Leslie’s campaign for city council hasn’t been the only thing going on in Parks and Recreation’s fourth season, and that’s certainly contributed to why “Win, Lose, or Draw” felt so big. From when Leslie was first approached for office during the end of last season, it’s been a ride that’s slowly picked up speed, pacing out her slow rise to prominence with almost perfect pacing. By allowing this to develop naturally rather than dropping everything once her campaign began, Parks and Recreation has also been slowly building tension and, happily, the conclusion to all of that buildup doesn’t disappoint.
“Win, Lose, or Draw” is itself about that tension, the waiting period that occurs after you can no longer change anything. Life is filled with those periods, but rarely are those experiences made so public as they are in running for office. Leslie’s triumph or failure is there for all to see, and while it would be theirs as well, Leslie is the only person whose dreams are truly at stake. Fittingly, the episode centers around Leslie and her anxiety, and most of the side plots are just about the feelings of everyone else affected. It features a bit too much of Ron acting as wise old sage, calming all the fraying nerves around him, but it’s also a balm to soothe audiences. He’s a person who understands that as much importance as we place on events like this, life continues onwards either way.

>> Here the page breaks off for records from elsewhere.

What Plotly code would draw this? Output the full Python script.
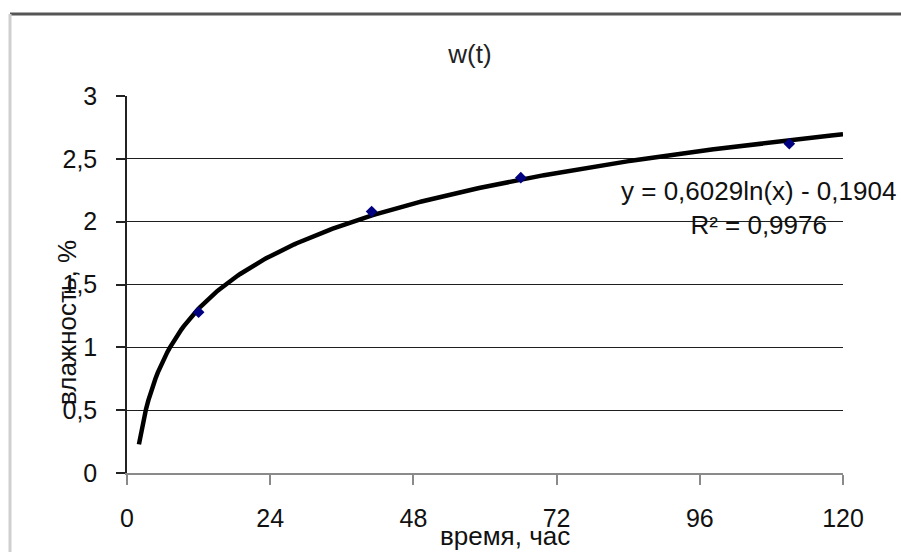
import numpy as np
import plotly.graph_objects as go

# ---- data ----
time_h = [12, 41, 66, 111]
moisture = [1.28, 2.08, 2.35, 2.62]

# logarithmic trendline shown on the chart: y = 0,6029 ln(x) - 0,1904
trend_a = 0.6029
trend_b = -0.1904
trend_x_start = 2
trend_x_end = 120

x_tick_vals = [0, 24, 48, 72, 96, 120]
x_tick_text = ["0", "24", "48", "72", "96", "120"]
y_tick_vals = [0, 0.5, 1, 1.5, 2, 2.5, 3]
y_tick_text = ["0", "0,5", "1", "1,5", "2", "2,5", "3"]

title_text = "w(t)"
x_title = "время, час"
y_title = "влажность, %"
eq_text = "y = 0,6029ln(x) - 0,1904<br>R² = 0,9976"

# ---- layout geometry (pixels) ----
W, H = 901, 552
L, R, T, B = 127, 58, 96, 79
PW = W - L - R
PH = H - T - B


def px(xp):
    return (xp - L) / PW


def py(yp):
    return (H - B - yp) / PH


FONT = "Liberation Sans, Arial, sans-serif"

tx = np.linspace(trend_x_start, trend_x_end, 300)
ty = trend_a * np.log(tx) + trend_b

fig = go.Figure()
fig.add_trace(go.Scatter(
    x=tx, y=ty, mode="lines",
    line=dict(color="black", width=4.5),
    hoverinfo="skip", showlegend=False,
))
fig.add_trace(go.Scatter(
    x=time_h, y=moisture, mode="markers",
    marker=dict(symbol="diamond", size=9, color="#000080"),
    showlegend=False,
))

fig.update_layout(
    width=W, height=H,
    margin=dict(l=L, r=R, t=T, b=B),
    paper_bgcolor="white", plot_bgcolor="white",
    font=dict(family=FONT, size=25, color="#111"),
    showlegend=False,
    title=dict(text=title_text, x=470 / W, xanchor="center",
               y=1 - 54 / H, yanchor="middle",
               font=dict(family=FONT, size=26, color="#222")),
    xaxis=dict(
        range=[0, 120], tickmode="array", tickvals=x_tick_vals, ticktext=x_tick_text,
        showgrid=False, zeroline=False,
        showline=True, linecolor="#8a8a8a", linewidth=2,
        ticks="outside", ticklen=10, tickcolor="#8a8a8a", tickwidth=2,
        ticklabelstandoff=12,
        tickfont=dict(family=FONT, size=25, color="#111"),
    ),
    yaxis=dict(
        range=[0, 3], tickmode="array", tickvals=y_tick_vals, ticktext=y_tick_text,
        showgrid=True, gridcolor="#1e1e1e", gridwidth=1.2,
        zeroline=False,
        showline=True, linecolor="#222", linewidth=1.5,
        ticks="outside", ticklen=9, tickcolor="#222", tickwidth=1.5,
        ticklabelstandoff=14,
        tickfont=dict(family=FONT, size=25, color="#111"),
    ),
)

annotations = [
    dict(text=eq_text, x=px(758), y=py(208), xref="paper", yref="paper",
         xanchor="center", yanchor="middle", showarrow=False, align="center",
         font=dict(family=FONT, size=26, color="#111")),
    dict(text=x_title, x=px(505), y=py(536), xref="paper", yref="paper",
         xanchor="center", yanchor="middle", showarrow=False,
         font=dict(family=FONT, size=26, color="#111")),
    dict(text=y_title, x=px(67), y=py(323), xref="paper", yref="paper",
         xanchor="center", yanchor="middle", showarrow=False, textangle=-90,
         font=dict(family=FONT, size=26, color="#111")),
]
fig.update_layout(annotations=annotations)

# outer frame lines of the scanned chart
fig.add_shape(type="line", xref="paper", yref="paper",
              x0=px(10), x1=px(W + 5), y0=py(14), y1=py(14),
              line=dict(color="#555", width=3), layer="above")
fig.add_shape(type="line", xref="paper", yref="paper",
              x0=px(10), x1=px(10), y0=py(14), y1=py(H + 5),
              line=dict(color="#cfcfcf", width=3), layer="above")

fig.write_html("out.html",
               config={"displayModeBar": False},
               post_script="document.body.style.margin='0';document.body.style.overflow='hidden';")
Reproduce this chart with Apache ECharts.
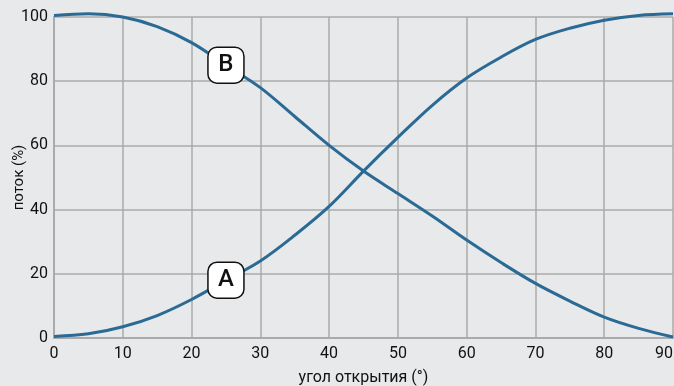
<!DOCTYPE html>
<html><head><meta charset="utf-8">
<script src="https://cdn.jsdelivr.net/npm/echarts@6/dist/echarts.min.js"></script>
<style>html,body{margin:0;padding:0;background:#e8e9eb}#c{width:674px;height:386px}</style>
</head><body><div id="c"></div>
<script>
const angles = [0,5,10,15,20,25,30,35,40,45,50,55,60,65,70,75,80,85,90];
const flowA = [0.5,1.3,3.5,7,12,18,24,32,41,52,62.5,72.5,81,87.5,93,96.5,99,100.5,101];
const flowB = [100.5,101,100,97,92,85,78,69,60,52,45,38,30.5,23.5,17,11.5,6.5,3,0.3];
const xTicks = [0,10,20,30,40,50,60,70,80,90];
const yTicks = [0,20,40,60,80,100];
const labelAngle = 25;
const xName = 'угол открытия (°)';
const yName = 'поток (%)';

const lineColor = '#2a6a94';
function series(name, vals){
  const i = angles.indexOf(labelAngle);
  return {
    type:'line', name, smooth:0.35, showSymbol:false, clip:false,
    data: angles.map((a,k)=>[a, vals[k]]),
    lineStyle:{color:lineColor, width:3},
    z:2,
    markPoint:{
      symbol:'roundRect', symbolSize:[36,36], silent:true,
      itemStyle:{color:'#fff', borderColor:'#111', borderWidth:1.5},
      label:{show:true, formatter:name, color:'#111', fontSize:24, fontWeight:500, fontFamily:'Roboto', position:'inside'},
      data:[{coord:[labelAngle, vals[i]]}]
    }
  };
}
const chart = echarts.init(document.getElementById('c'), null, {renderer:'canvas'});
chart.setOption({
  backgroundColor:'#e8e9eb',
  animation:false,
  grid:{left:54, right:1, top:17, bottom:48, outerBoundsMode:'none', containLabel:false},
  xAxis:{type:'value', min:0, max:90, interval:10,
    name:xName, nameLocation:'middle', nameGap:32, nameMoveOverlap:false,
    nameTextStyle:{fontSize:16, color:'#111', fontFamily:'Roboto'},
    axisLine:{show:true, lineStyle:{color:'#aaa', width:2}},
    axisTick:{show:false},
    axisLabel:{fontSize:16, color:'#111', fontFamily:'Roboto', margin:8, showMaxLabel:true, alignMaxLabel:'right'},
    splitLine:{show:true, lineStyle:{color:'#aaa', width:1.5}}},
  yAxis:{type:'value', min:0, max:100, interval:20,
    name:yName, nameLocation:'middle', nameGap:27, nameMoveOverlap:false,
    nameTextStyle:{fontSize:15, color:'#111', fontFamily:'Roboto'},
    axisLine:{show:true, lineStyle:{color:'#aaa', width:2}},
    axisTick:{show:false},
    axisLabel:{fontSize:16, color:'#111', fontFamily:'Roboto', margin:6},
    splitLine:{show:true, lineStyle:{color:'#aaa', width:1.5}}},
  series:[series('A', flowA), series('B', flowB)]
});
</script></body></html>
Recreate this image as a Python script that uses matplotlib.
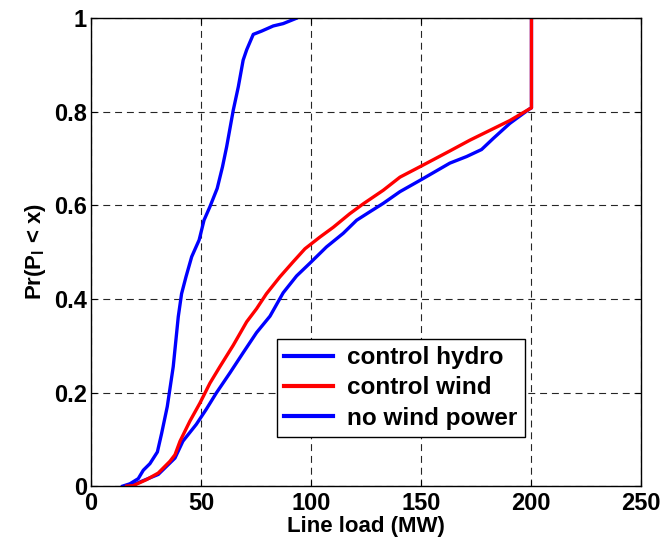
import numpy as np
import matplotlib
matplotlib.use("Agg")
import matplotlib.pyplot as plt
from matplotlib.ticker import FuncFormatter

plt.rcParams['font.family'] = ['Liberation Sans', 'DejaVu Sans']
plt.rcParams['font.weight'] = 'bold'
plt.rcParams['mathtext.fontset'] = 'custom'
plt.rcParams['mathtext.rm'] = 'Liberation Sans:bold'
plt.rcParams['mathtext.default'] = 'rm'
plt.rcParams['lines.scale_dashes'] = False

## data (line load MW, cumulative probability)
hydro_x = [14.4, 17.7, 21.5, 23.8, 26.8, 30.2, 32.1, 34.7, 37.4, 39.7, 41.2, 43.2, 45.8, 49.2,
           51.4, 54.1, 57.4, 59.8, 61.7, 64.7, 67.0, 69.2, 70.8, 73.8, 77.6, 82.9, 87.4, 93.2]
hydro_y = [0, 0.005, 0.016, 0.034, 0.048, 0.073, 0.112, 0.170, 0.255, 0.362, 0.411, 0.447, 0.490, 0.526,
           0.568, 0.597, 0.636, 0.682, 0.725, 0.803, 0.853, 0.910, 0.932, 0.965, 0.972, 0.983, 0.988, 0.999]

wind_x = [16.2, 19.2, 25.3, 30.6, 35.9, 38.2, 40.5, 45.0, 49.5, 54.1, 58.6, 64.7, 70.8, 75.3, 79.8,
          85.9, 91.9, 97.3, 104.1, 110.2, 117.7, 123.8, 132.9, 140.5, 150.3, 163.2, 172.3, 181.4,
          190.5, 199.5, 200.3, 200.3]
wind_y = [0, 0.001, 0.014, 0.028, 0.053, 0.067, 0.096, 0.139, 0.177, 0.220, 0.255, 0.301, 0.351, 0.379, 0.411,
          0.447, 0.479, 0.507, 0.532, 0.553, 0.582, 0.603, 0.632, 0.660, 0.684, 0.716, 0.739, 0.760,
          0.781, 0.806, 0.808, 1.0]

nowind_x = [17.7, 30.6, 38.2, 41.8, 47.9, 52.4, 57.0, 63.2, 69.2, 75.3, 81.4, 87.4, 93.5, 99.5, 107.1,
            114.7, 120.8, 126.8, 132.9, 140.5, 150.3, 163.2, 170.8, 177.6, 183.0, 190.5, 199.5, 200.3, 200.3]
nowind_y = [0, 0.025, 0.060, 0.096, 0.132, 0.164, 0.199, 0.242, 0.285, 0.328, 0.363, 0.413, 0.449, 0.476, 0.511,
            0.540, 0.568, 0.586, 0.604, 0.629, 0.655, 0.690, 0.704, 0.719, 0.743, 0.775, 0.806, 0.808, 1.0]

labels = ['control hydro', 'control wind', 'no wind power']
xticks = [0, 50, 100, 150, 200, 250]
yticks = [0, 0.2, 0.4, 0.6, 0.8, 1]

fig = plt.figure(figsize=(6.64, 5.45), dpi=100)
ax = fig.add_axes([0.137, 0.108, 0.828, 0.859])

# grid first so curves sit on top
ax.grid(True, color='k', linestyle=(0, (5, 3.5)), linewidth=0.8, alpha=0.85)
ax.set_axisbelow(True)

l1, = ax.plot(hydro_x, hydro_y, color='#0000ff', lw=2.4)
l3, = ax.plot(nowind_x, nowind_y, color='#0000ff', lw=2.4)
l2, = ax.plot(wind_x, wind_y, color='#ff0000', lw=2.4)

ax.set_xlim(0, 250)
ax.set_ylim(0, 1)
ax.set_xticks(xticks)
ax.set_yticks(yticks)
ax.xaxis.set_major_formatter(FuncFormatter(lambda v, p: '%g' % v))
ax.yaxis.set_major_formatter(FuncFormatter(lambda v, p: '%g' % v))
ax.tick_params(direction='in', length=4, width=0.8, labelsize=17, top=True, right=True, pad=3)
ax.tick_params(axis='x', pad=4)
for s in ax.spines.values():
    s.set_linewidth(1.0)

ax.set_xlabel('Line load (MW)', fontsize=16, fontweight='bold', labelpad=1)
ax.set_ylabel(r'Pr(P$_l$ < x)', fontsize=16, fontweight='bold', labelpad=4)

leg = ax.legend([l1, l2, l3], labels, loc='lower right', bbox_to_anchor=(0.789, 0.105),
                fontsize=17.5, handlelength=2.0, handletextpad=0.6, labelspacing=0.3,
                borderpad=0.3, fancybox=False, framealpha=1, edgecolor='k',
                borderaxespad=0)
leg.get_frame().set_linewidth(1.0)
for h in leg.get_lines():
    h.set_linewidth(3.0)

fig.savefig('out.png', dpi=100)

I won’t spoil the campaign’s result for anyone reading this who hasn’t watched the episode, even though I would like to comment about what it means for where the show’s going next. But I will say that “Win, Lose, or Draw” keeps up the tension until the very end without making it feel forced. Parks and Recreation has managed to actually give the episode suspense and offered compelling reasons why Leslie could win or lose. While I feel that the result really reflects what the show’s really about, it’s set up that there will be difficulties for characters either way and that whatever happens Parks and Recreation, and Pawnee, won’t remain the same.
That goes for the episode’s b-story, too, which unfortunately wasn’t comparatively very strong. April screws up the Parks Department’s data and to console her Andy says, “oh well, we can run away and start new lives.” He has the two of them draft what they could be, and April notices that with the exception of shoe shiner, everything he lists is some form of law enforcement. While it may take some time for her to get him to realize this, it looks like next season will probably pursue that path, as well as a myriad of other changes.
As I’m writing this, NBC hasn’t announced whether or not it will be renewing the show. If it’s not picked up, “Win, Lose, or Draw” works as an excellent end to the show, let alone the season. Hopefully that won’t come to pass, though, since it’s set up changes so large that it feels like the DNA of the show will be completely different in the future. Because Parks and Recreation has proven that it can do something different from the largely episodic mockumentary form it began with, though, it sounds like the show will have no problem handling these changes. The show’s grown into being about the characters rather than the department, and with that it’s grown exponentially in both heart and ambition since it began. NBC willing, I can’t wait to see what that means for season five.
•The Sweetums voting machine is far too advanced to be an American voting device. I think that’s the real reason it couldn’t get approved.
•I was really happy to learn how much Andy loved his shoeshine job.
•I wrote a note saying: “How exactly did Leslie buy Ben a Washington Monument memento while remaining in that building?” moments before the episode answered that question.